Making mortgage payments on their Sacramento home and holding down more traditional jobs - Vann in the corporate world and Henderson in the construction business - just weren't fulfilling anymore, they said.
Instead, the couple wanted to live where they vacationed.
"We were working to support our house and ran away here whenever we could," Vann said.
Offered jobs at the resort by the Napa couple who own the RV park and rental cabins, Vann and Henderson decided to sell their house and move to the island. Both seem delighted with their decision.
"It's like another planet," Vann said. "The people are so friendly. It's a slower pace of life."
Doctors, lawyers, firefighters and police officers all call Snug Harbor Drive home, she said.
"People will jump a lot faster to help you," Henderson said. "If you need a hand, the people up the road are on it."
Henderson himself is regarded by his neighbors as one of the most helpful people in the Delta. During the floods he secured propane tanks so they wouldn't float away and has been struggling to clear the roadway of water.

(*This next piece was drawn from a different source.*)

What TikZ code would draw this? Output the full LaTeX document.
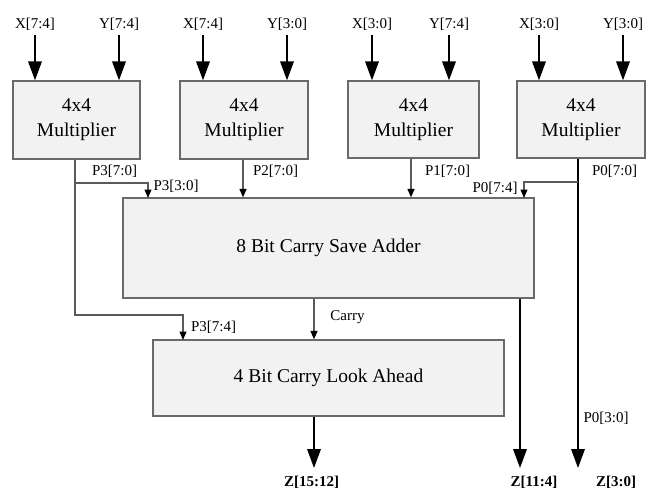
\documentclass[tikz,border=0pt]{standalone}
\usepackage{fontspec}
\setmainfont{Liberation Serif}
\usetikzlibrary{arrows.meta}
\definecolor{boxfill}{HTML}{F2F2F2}
\definecolor{boxline}{HTML}{6A6A6A}
\definecolor{wire}{HTML}{5A5A5A}
\tikzset{
  blk/.style={draw=boxline, line width=1.3pt, fill=boxfill, align=center,
    font=\fontsize{19.5}{25}\selectfont, inner sep=0pt},
  lbl/.style={font=\fontsize{15}{18}\selectfont, inner sep=0pt},
  zlbl/.style={font=\fontsize{15}{18}\selectfont\bfseries, inner sep=0pt},
  bigarr/.style={draw=black, line width=1.9pt, -{Triangle[length=19pt,width=13.5pt]}},
  thinwire/.style={draw=wire, line width=1.2pt},
  smallarr/.style={draw=wire, line width=1.2pt, -{Triangle[length=8.5pt,width=7pt,color=black]}}
}
\begin{document}
\begin{tikzpicture}[x=1pt,y=-1pt]
\useasboundingbox (0,0) rectangle (654,491);

% multiplier blocks
\node[blk, minimum width=127pt, minimum height=78pt] (m1) at (76.5,120) {4x4\\Multiplier};
\node[blk, minimum width=128pt, minimum height=78pt] (m2) at (244,120) {4x4\\Multiplier};
\node[blk, minimum width=131pt, minimum height=77pt] (m3) at (413.5,119.5) {4x4\\Multiplier};
\node[blk, minimum width=128pt, minimum height=77pt] (m4) at (581,119.5) {4x4\\Multiplier};

% adders
\node[blk, minimum width=411pt, minimum height=100pt] (csa) at (328.5,248) {8 Bit Carry Save Adder};
\node[blk, minimum width=351pt, minimum height=76pt] (la) at (328.5,378) {4 Bit Carry Look Ahead};

% input labels
\node[lbl] (x1) at (35,24.5) {X[7:4]};
\node[lbl] (y1) at (119,24.5) {Y[7:4]};
\node[lbl] (x2) at (203,24.5) {X[7:4]};
\node[lbl] (y2) at (287,24.5) {Y[3:0]};
\node[lbl] (x3) at (372,24.5) {X[3:0]};
\node[lbl] (y3) at (449,24.5) {Y[7:4]};
\node[lbl] (x4) at (539,24.5) {X[3:0]};
\node[lbl] (y4) at (623,24.5) {Y[3:0]};

\foreach \l/\m in {x1/m1,y1/m1,x2/m2,y2/m2,x3/m3,y3/m3,x4/m4,y4/m4}
  \draw[bigarr] ([yshift=-4pt]\l.south) -- (\l.south |- \m.north);

% wire labels
\node[lbl] (lp3) at (114.5,171) {P3[7:0]};
\node[lbl] (lp3l) at (176,186) {P3[3:0]};
\node[lbl] (lp2) at (275.5,171) {P2[7:0]};
\node[lbl] (lp1) at (447.5,171) {P1[7:0]};
\node[lbl] (lp0) at (614.5,171) {P0[7:0]};
\node[lbl] (lp0h) at (495,188) {P0[7:4]};
\node[lbl] (lp3h) at (213.5,327) {P3[7:4]};
\node[lbl] (lcarry) at (347.5,317) {Carry};
\node[lbl] (lp0l) at (606,418) {P0[3:0]};

% output labels
\node[zlbl] (z1) at (311.5,482) {Z[15:12]};
\node[zlbl] (z2) at (534,482) {Z[11:4]};
\node[zlbl] (z3) at (616,482) {Z[3:0]};

% coordinates
\coordinate (j3) at (75,183);
\coordinate (j3b) at (75,315);
\coordinate (csa3) at (148,198);
\coordinate (la3) at (183,340);
\coordinate (j0) at (578,182);
\coordinate (csa0) at (524,198);
\coordinate (t1) at (314,468);
\coordinate (t2) at (520,468);
\coordinate (t3) at (578,468);

% P3 routing
\draw[thinwire] (m1.south -| j3) -- (j3);
\draw[smallarr] (j3) -- (j3b) -| (la3);
\draw[smallarr] (j3) -| (csa3);

% P2, P1
\draw[smallarr] ([xshift=-1pt]m2.south) -- ([xshift=-1pt]m2.south |- csa.north);
\draw[smallarr] ([xshift=-2.5pt]m3.south) -- ([xshift=-2.5pt]m3.south |- csa.north);

% P0
\draw[bigarr] (m4.south -| t3) -- (t3);
\draw[smallarr] (j0) -| (csa0);

% carry
\draw[smallarr] (csa.south -| t1) -- (la.north -| t1);

% outputs
\draw[bigarr] (la.south -| t1) -- (t1);
\draw[bigarr] (csa.south -| t2) -- (t2);
\end{tikzpicture}
\end{document}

A week after the New Year's storms, he drove to the home of a neighbor and carried her young daughter over his shoulder through the floodwaters so she could visit his house to watch TV.
Though he seems to love his work, Henderson's eyes light up even more when the talk turns to fishing.
Many people ask his advice on where to catch the big ones, but Henderson said his favorite fishing spot is the slough right near his house.
"I figure I live right here," he said. "I can just cast out."
Ken Fischer, 62, said he too had an RV at Snug Harbor. He moved from Lincoln last year to be able to boat and fish as much as possible.
"I always wanted to be on the water and fish," he said. "I just go for long boat rides.
"It's peaceful here," he said. "There are otters playing in the backyard and lots of bird life."